Dans la ville de Gaza, le 11 janvier, les groupes de scouts progressistes ont organisé une journée de la jeunesse en soutien à Ahmad Zahran. Les enfants palestiniens ont été informés du cas de Zahran, de sa grève de la faim et de l’histoire du mouvement des prisonniers palestiniens, y compris les grèves de la faim. Ils ont aussi présenté le cas de Zahran et leurs travaux en tant que groupes de jeunes de Gaza à une délégation italienne de solidarité avec la Palestine.
Zahran a déclaré dans un communiqué publié par sa famille :
Je ne me soumettrai pas à l’occupant. Je ne resterai pas silencieux devant les crimes. J’éleverai fortement la voix . Si elle est assourdie, je parlerai avec les yeux et avec le coeur. Si je confronte cela à mon estomac vide et à mon corps aminci, c’est un cri de ma conscience vers la conscience de tous les gens dans le monde qui aiment la liberté. Je sais que moi, mes quatre enfants, ma femme, ma famille proche et étendue, ne sommes pas seuls. A nos côtés, il y a tous les gens qui dans le monde aiment la liberté, et, par conséquent, cette lutte continuera jusqu’à la victoire.
La femme de Zahran, Karima, a déclaré que leurs quatre enfants âgés de 7 à 15 ans sont dans l’attente de nouvelles de leur père. Elle a explique qu’ils ont appris depuis de nombreuses années à vivre sans leur père, en raison des arrestations répétées par les forces d’occupation israéliennes, mais qu’ils souffrent de son absence.
Leurs fêtes ne sont pas heureuses, leurs jours ne sont pas des jours, et même leur joie n’est pas une vraie joie. Chaque matin, ils se réveillent et demandent : y a-t-il du nouveau au sujet de notre père ? Est-il possible d’entendre sa voix, de l’appeler ? Pourra-t-on nous laisser le voir ? Pourquoi nous l’interdit-on ?

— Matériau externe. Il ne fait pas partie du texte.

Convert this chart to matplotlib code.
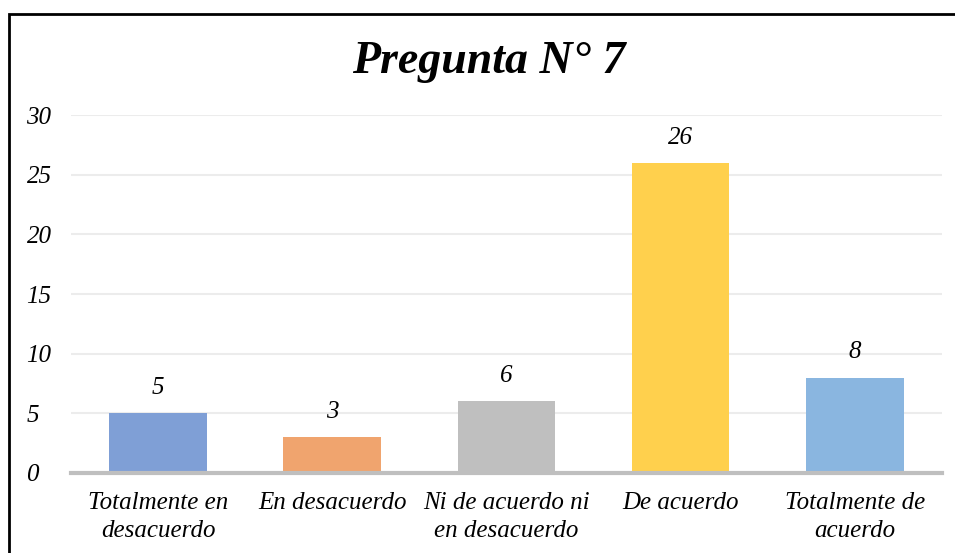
import matplotlib.pyplot as plt
from matplotlib.patches import Rectangle
import numpy as np

categorias = ['Totalmente en\ndesacuerdo', 'En desacuerdo', 'Ni de acuerdo ni\nen desacuerdo',
              'De acuerdo', 'Totalmente de\nacuerdo']
valores = [5, 3, 6, 26, 8]
colores = ['#7f9fd6', '#f0a46e', '#bfbfbf', '#ffd04d', '#8ab6e0']

plt.rcParams['font.family'] = ['Liberation Serif', 'DejaVu Serif']

fig = plt.figure(figsize=(9.55, 5.53), dpi=100)
ax = fig.add_axes([0.0743, 0.1447, 0.912, 0.647])

x = np.arange(len(categorias))
bars = ax.bar(x, valores, width=0.56, color=colores, zorder=3)
for b, v in zip(bars, valores):
    ax.text(b.get_x() + b.get_width() / 2, v + 1.2, str(v), ha='center', va='bottom',
            fontsize=18, style='italic')

ax.set_xlim(-0.5, len(categorias) - 0.5)
ax.set_ylim(0, 30)
ax.set_yticks(range(0, 31, 5))
ax.set_xticks(x)
ax.set_xticklabels(categorias, fontsize=18, style='italic', linespacing=1.3)
ax.tick_params(axis='y', labelsize=18, length=0, pad=32)
ax.tick_params(axis='x', length=0, pad=14)
for lab in ax.get_yticklabels():
    lab.set_style('italic')
    lab.set_horizontalalignment('left')
ax.grid(axis='y', color='#ececec', linewidth=1.5, zorder=0)
for s in ['top', 'right', 'left']:
    ax.spines[s].set_visible(False)
ax.spines['bottom'].set_color('#bfbfbf')
ax.spines['bottom'].set_linewidth(3)
ax.spines['bottom'].set_zorder(4)

fig.text(0.512, 0.888, 'Pregunta N° 7', ha='center', va='center', fontsize=33,
         weight='bold', style='italic')

# marco del gráfico
fig.patches.append(Rectangle((8.5 / 955, -0.1), 1.2, 1.1 - 14.5 / 553,
                             transform=fig.transFigure, fill=False, edgecolor='black',
                             linewidth=2, zorder=10))

fig.savefig('out.png', dpi=100)
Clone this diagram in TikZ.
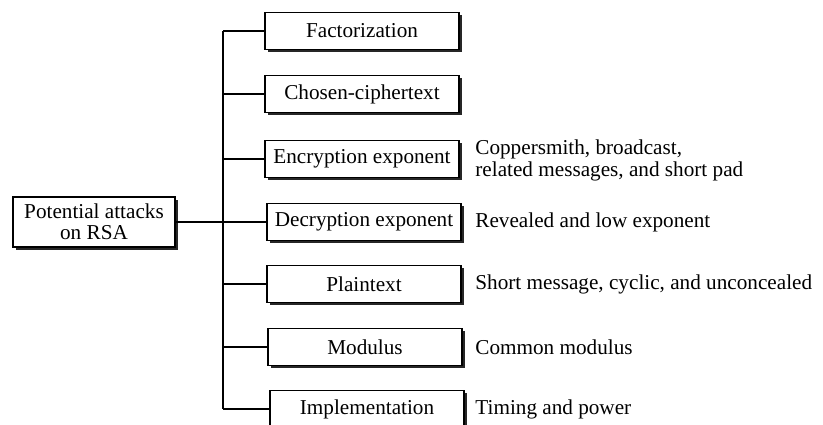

Les associations de prisonniers ont mis en lumière une tentative délibérée de la part des autorités d’occupation israéliennes, en particulier des services de renseignement, de bloquer tout accord qui conduirait à sa libération. Le Shin Bet a exigé que Zahran cesse sa grève de la faim, de façon qu’il puisse l’interroger, ce qu’il a refusé. Bien qu’il ne l’ait pas interrogé depuis son arrestation, il a aussi pressé le tribunal militaire d’Ofer de retarder toute action sur son cas de façon qu’il puisse être interrogé et être mis en accusation devant les tribunaux militaires.
Les associations politiques et sociales à Ramallah et à al-Bireh appellent à l’action pour soutenir les prisonniers. Elles appellent à participer à une manifestation le mardi 14 janvier à 13 h sur la Place Al-Manara à Ramallah en soutien à Ahmad Zahran et à ses camarades palestiniens prisonniers. La manifestation mettra aussi l’accent sur le besoin de mobilisation pour défendre les maisons des prisonniers menacées de destruction par les forces d’occupation israéliennes à Bir Zeit, al-Tira et ailleurs.
Zahran est l’un des 450 Palestiniens maintenus en détention administrative sur un total d’environ 5 000 prisonniers politiques palestiniens détenus dans les geôles israéliennes. Ces ordres de détention, introduits en Palestine par le mandat colonial britannique et adoptés par le projet sioniste, sont émis pour une durée de six mois maximum à chaque fois, mais renouvelables indéfiniment sur la base de « preuves secrètes ». Les Palestiniens peuvent être emprisonnés pendant des années à la fois en raison d’ordre de détention indéfiniment renouvelables.
Samidoun, Réseau de Solidarité avec les Prisonniers Palestiniens réitère son entière et inconditionnelle solidarité avec Ahmad Zahran et tous les prisonniers palestiniens luttant pour leur liberté. Nous exhortons tous ceux qui soutiennent la liberté dans le monde à être solidaires de Ahmad Zahran, dont la vie est en danger alors qu’il lutte pour mettre fin à la détention administrative. La solidarité internationale peut être importante pour montrer aux prisonniers palestiniens comme Ahmad Zahran qu’ils ne sont pas oubliés et pour mettre la pression sur l’état israélien -et sur les gouvernements qui le soutiennent- pour soutenir Zahran à obtenir la victoire de la justice et de la liberté.